Haifa Is The Home Of
8th Wonder Of The World
Story and Photos by Tim Boxer
AIFA is a tourist destination that has much to offer in the way of beauty, history and friendliness. Having visited Jerusalem and Tel Aviv in past journeys, Nina and I decided to check out Israel’s premier port city in the north.
Our base of operations was the elegant Dan Carmel, a jewel in the crown of the Dan hotel chain. Perched on the side of Mount Carmel, in an area called the Carmel Center, the hotel affords visitors a distinctive view of the harbor and the old city below. Actually the city has grown down, up and all around the hotel.
Alon Raz is general manager of the two local Dan properties: Dan Carmel and Dan Panorama Haifa.
Dan Carmel is a five star deluxe, Dan Panorama a five star, and the newly opened Dan Gardens Haifa a four star. You can find accommodations to fit any budget and still bask in the lap of luxury.
Although the structures are magnificent, Raz said, “The buildings are not important. What matters is service – the food and the attitude of employees.”
To serve their guests with extra special amenities, the Dan hotels run free tours to Acco, Druze villages and the artists colony of Ein Hod.
“We have special activities for children in our Danyland,” Raz said. “And we offer coupons for free admission to the museums.”
In the lobby of the Dan Panorama we met Jacob Bendel who manages the Averard Hotel at 10 Lancaster Gate in London. Call him at 020 7723-8877 and say hello for me.
Bendel was visiting his son Daniel, 18, who came with a dozen other high school kids to do volunteer work for a year.
“They’ll teach English then do volunteer work in the Army,” Bendel said. “There are a total of 60 kids from the UK.”
First thing we did after the traditional robust breakfast was head out to the nearby Bahai Shrine. This showpiece is a must-see for every tourist.

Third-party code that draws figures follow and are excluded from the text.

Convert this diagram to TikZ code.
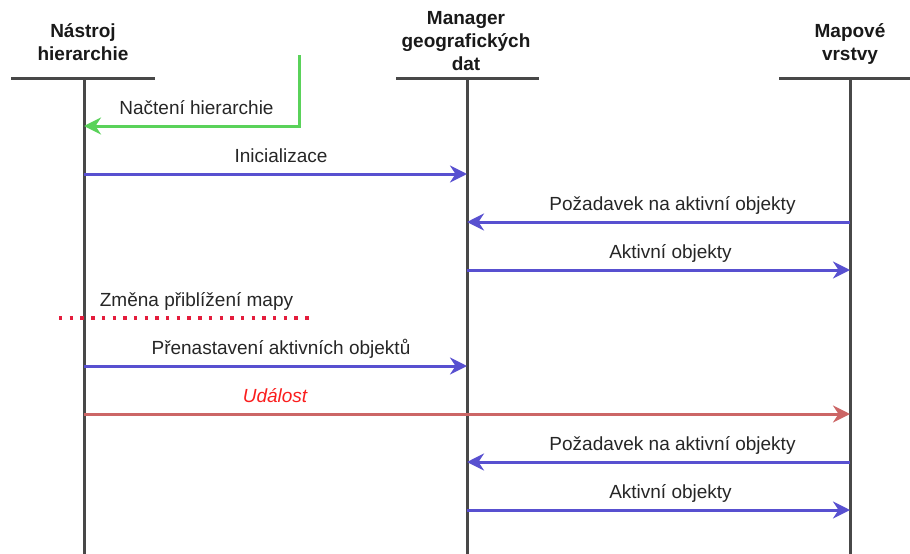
\documentclass[tikz,border=0pt]{standalone}
\usepackage{fontspec}
\setmainfont{Liberation Sans}
\usetikzlibrary{arrows.meta}
\definecolor{lifegray}{RGB}{72,72,72}
\definecolor{msgblue}{RGB}{88,80,208}
\definecolor{msggreen}{RGB}{90,210,90}
\definecolor{msgred}{RGB}{204,102,102}
\definecolor{txtred}{RGB}{250,30,30}
\definecolor{dotred}{RGB}{228,28,60}
\begin{document}
\begin{tikzpicture}[x=1pt,y=-1pt,
  header/.style={font=\fontsize{19}{23}\selectfont\bfseries, align=center, anchor=south, inner sep=0pt, text depth=0pt, text=black!90},
  lbl/.style={font=\fontsize{19}{23}\selectfont, anchor=base, inner sep=0pt, text=black!85},
  bar/.style={draw=lifegray, line width=3pt},
  life/.style={draw=lifegray, line width=3pt},
  tipst/.style={-{Stealth[length=17pt,width=17pt,inset=5.5pt]}},
  msg/.style={draw=msgblue, line width=3pt, tipst},
  ret/.style={draw=msggreen, line width=3pt, line join=miter, tipst},
  evt/.style={draw=msgred, line width=3pt, tipst},
  dotsep/.style={draw=dotred, line width=3.2pt, dash pattern=on 3.4pt off 7.3pt}
]
\useasboundingbox (0,0) rectangle (910,554);

% headers
\node[header] (h1) at (83,61) {Nástroj\\hierarchie};
\node[header] (h2) at (466,71) {Manager\\geografických\\dat};
\node[header] (h3) at (850,61) {Mapové\\vrstvy};

% header bars
\coordinate (b1l) at (11,78);  \coordinate (b1r) at (155,78);
\coordinate (b2l) at (396,78); \coordinate (b2r) at (539,78);
\coordinate (b3l) at (779,78); \coordinate (b3r) at (921,78);
\draw[bar] (b1l) -- (b1r);
\draw[bar] (b2l) -- (b2r);
\draw[bar] (b3l) -- (b3r);

% lifelines
\coordinate (l1t) at (84,78);  \coordinate (l1b) at (84,556);
\coordinate (l2t) at (467,78); \coordinate (l2b) at (467,556);
\coordinate (l3t) at (850,78); \coordinate (l3b) at (850,556);
\draw[life] (l1t) -- (l1b);
\draw[life] (l2t) -- (l2b);
\draw[life] (l3t) -- (l3b);

% message points
\foreach \n/\y in {a/126,b/174,c/222,d/270,f/366,g/414,h/462,i/510}{
  \coordinate (\n1) at (84,\y);
  \coordinate (\n2) at (467,\y);
  \coordinate (\n3) at (850,\y);
}
\coordinate (gs) at (299,55);
\coordinate (gc) at (299,126);
\coordinate (ds) at (59,318);
\coordinate (de) at (314,318);

% messages
\draw[ret] (gs) -- (gc) -- (a1);
\node[lbl] (t1) at (196.5,114.5) {Načtení hierarchie};

\draw[msg] (b1) -- (b2);
\node[lbl] (t2) at (281,162.5) {Inicializace};

\draw[msg] (c3) -- (c2);
\node[lbl] (t3) at (672.5,210.5) {Požadavek na aktivní objekty};

\draw[msg] (d2) -- (d3);
\node[lbl] (t4) at (670.5,258.5) {Aktivní objekty};

\draw[dotsep] (ds) -- (de);
\node[lbl] (t5) at (196.5,306.5) {Změna přiblížení mapy};

\draw[msg] (f1) -- (f2);
\node[lbl] (t6) at (281,354.5) {Přenastavení aktivních objektů};

\draw[evt] (g1) -- (g3);
\node[lbl, text=txtred, font=\fontsize{19}{23}\selectfont\itshape] (t7) at (275,402.5) {Událost};

\draw[msg] (h3) -- (h2);
\node[lbl] (t8) at (672.5,450.5) {Požadavek na aktivní objekty};

\draw[msg] (i2) -- (i3);
\node[lbl] (t9) at (670.5,498.5) {Aktivní objekty};
\end{tikzpicture}
\end{document}
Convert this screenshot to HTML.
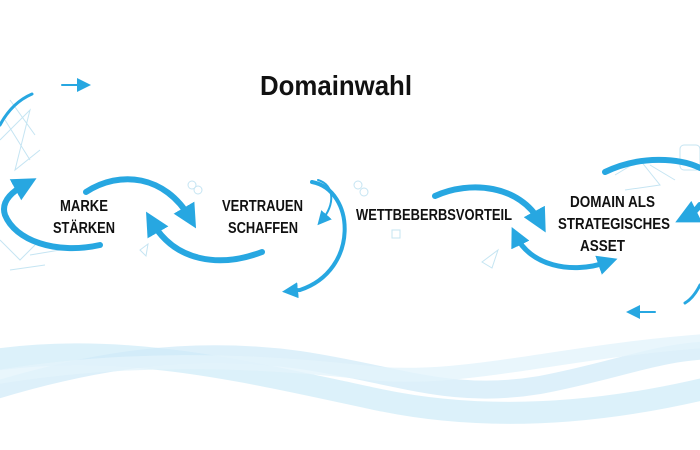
<!DOCTYPE html>
<html><head><meta charset="utf-8"><style>
html,body{margin:0;padding:0;background:#fff;width:700px;height:450px;overflow:hidden}
svg{display:block}
.t{font-family:"Liberation Sans",sans-serif;font-weight:bold;fill:#111}
</style></head><body>
<svg width="700" height="450" viewBox="0 0 700 450" xmlns="http://www.w3.org/2000/svg">
<defs>
<marker id="a" viewBox="0 0 10 10" refX="5" refY="5" markerWidth="4" markerHeight="4" orient="auto-start-reverse" markerUnits="strokeWidth">
<path d="M0,0 L10,5 L0,10 z" fill="#27a7e1"/></marker>
<marker id="s" viewBox="0 0 10 10" refX="5" refY="5" markerWidth="7" markerHeight="7" orient="auto" markerUnits="strokeWidth">
<path d="M0,0 L10,5 L0,10 z" fill="#27a7e1"/></marker>
</defs>
<!-- waves -->
<g fill="none" stroke-linecap="round">
<path d="M-20,362 C120,340 240,370 380,400 C500,425 620,410 720,385" stroke="#d3edf9" stroke-width="22" opacity="0.8"/>
<path d="M-20,395 C90,360 190,345 300,360 C400,375 450,400 540,385 C620,370 660,350 720,350" stroke="#cfeaf8" stroke-width="18" opacity="0.7"/>
<path d="M-20,380 C120,355 250,360 360,372 C460,385 560,350 720,340" stroke="#e3f4fb" stroke-width="14" opacity="0.8"/>
</g>
<!-- faint decorations -->
<g fill="none" stroke="#9fd3ea" stroke-width="1" opacity="0.6">
<path d="M0,140 L30,110 L15,170 L40,150 M5,120 L30,160 M10,100 L35,135"/>
<path d="M0,240 L20,260 L40,240 M30,255 L60,250 M10,270 L45,265"/>
<path d="M615,175 L640,160 L660,185 L625,190 M650,165 L675,180"/>
<rect x="680" y="145" width="20" height="25" rx="4"/>
<path d="M482,262 L498,250 L492,268 z"/>
<path d="M140,250 L148,244 L146,256 z"/>
<circle cx="192" cy="185" r="4"/><circle cx="198" cy="190" r="4"/>
<circle cx="358" cy="185" r="4"/><circle cx="364" cy="192" r="4"/>
<rect x="392" y="230" width="8" height="8"/>
</g>
<!-- arrows -->
<g fill="none" stroke="#27a7e1" stroke-linecap="round">
<path d="M86,192 C120,170 165,175 190,218" stroke-width="6" marker-end="url(#a)"/>
<path d="M262,252 C220,268 175,262 152,222" stroke-width="6" marker-end="url(#a)"/>
<path d="M100,245 C55,255 15,240 5,215 C0,200 15,190 26,184" stroke-width="6" marker-end="url(#a)"/>
<path d="M0,125 C8,110 18,100 32,94" stroke-width="3"/>
<path d="M62,85 L84,85" stroke-width="2" marker-end="url(#s)"/>
<path d="M312,182 C355,190 360,270 300,290 L290,291" stroke-width="4" marker-end="url(#a)"/>
<path d="M318,180 C335,185 335,205 322,220" stroke-width="2" marker-end="url(#s)"/>
<path d="M435,196 C470,180 520,185 540,222" stroke-width="6" marker-end="url(#a)"/>
<path d="M516,236 C530,265 570,275 608,262" stroke-width="5" marker-start="url(#a)" marker-end="url(#a)"/>
<path d="M605,172 C640,155 680,158 700,168" stroke-width="6"/>
<path d="M700,205 C695,212 690,215 686,217" stroke-width="6" marker-end="url(#a)"/>
<path d="M655,312 L633,312" stroke-width="2" marker-end="url(#s)"/>
<path d="M700,285 C695,295 690,300 685,303" stroke-width="3"/>
</g>
<!-- text -->
<text class="t" x="260" y="95" font-size="28" textLength="152" lengthAdjust="spacingAndGlyphs">Domainwahl</text>
<g class="t" font-size="16">
<text x="60" y="211" textLength="48" lengthAdjust="spacingAndGlyphs">MARKE</text>
<text x="53" y="233" textLength="62" lengthAdjust="spacingAndGlyphs">STÄRKEN</text>
<text x="222" y="211" textLength="81" lengthAdjust="spacingAndGlyphs">VERTRAUEN</text>
<text x="228" y="233" textLength="70" lengthAdjust="spacingAndGlyphs">SCHAFFEN</text>
<text x="356" y="220" textLength="156" lengthAdjust="spacingAndGlyphs">WETTBEBERBSVORTEIL</text>
<text x="570" y="207" textLength="85" lengthAdjust="spacingAndGlyphs">DOMAIN ALS</text>
<text x="558" y="229" textLength="112" lengthAdjust="spacingAndGlyphs">STRATEGISCHES</text>
<text x="580" y="251" textLength="45" lengthAdjust="spacingAndGlyphs">ASSET</text>
</g>
</svg>
</body></html>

Moshe Tzur, general manager of the Haifa Tourist Board, took good care of us, providing us with a highly competent and convivial guide. She brought us to the top of the temple compound, and we proceeded to walk down the 700 steps.
We marveled at the geometrically landscaped gardens and monumental structures, which make up the world center of the Bahai faith. The network 19 magnificent terraces begin at sea level, in the German Colony, and stretch an extraordinary two-thirds of a mile up Mount Carmel.
This must truly be the eighth wonder of the world.
Bahai was founded in the mid-19th century in Persia (Iran). With 3 million adherents throughout the world, the religion is based on brotherhood and charity. They accept Moses, Christ, Buddha and Mohammed as messengers of God and advocate a universal religion and language.
Israel’s first prime minister, David Ben Gurion, got the Bahai to sign a promise not to engage in missionary work. They agreed that no more than 800 volunteers from around the world would live here at any one time.
This is the city of Elijah the Prophet, who challenged the idol worshipers of Baal on Mount Carmel. So we made a pilgrimage to Elijah’s Cave. This is where he rested before his momentous encounter with the false prophets.
It is a holy site for all three religions.
Arabs gathered at tables outside, with organized family feasts. Jews mingled inside, where there is an ark of the Torah for services. Some Jews come to pray for miracles of health and prosperity.
We met a Sephardic family of seven sisters and one brother, originally from Libya, that was enjoying a sumptuous feast in celebration of a sister’s successful heart operation.
People like to eat outdoors. There are numerous sidewalk cafes. In the Gan Ha’em Park (Mother’s Garden) there is an open-air restaurant. But there are also picnic benches, where one Yemenite family invited us to join them for an exotic meal.
In Gan Ha’em, the biggest of Haifa’s 400 parks, you will find a zoo with a variety of animals and snakes.
There are so much more to enjoy in Haifa – the port, the Arab enclave of Kababir (Arabs number 10 percent of a population of 300,000), the German Colony with its lovely houses and courtyards built by the Templers in 1868 (now a popular center of nightlife), the Stella Maris Church and Carmelite Monastery, the Arab-Jewish Cultural Center, museums, universities, Carmel National Park and, of course, the beautiful beaches on the Mediterranean.
No matter how much you see, you must come back and see the rest.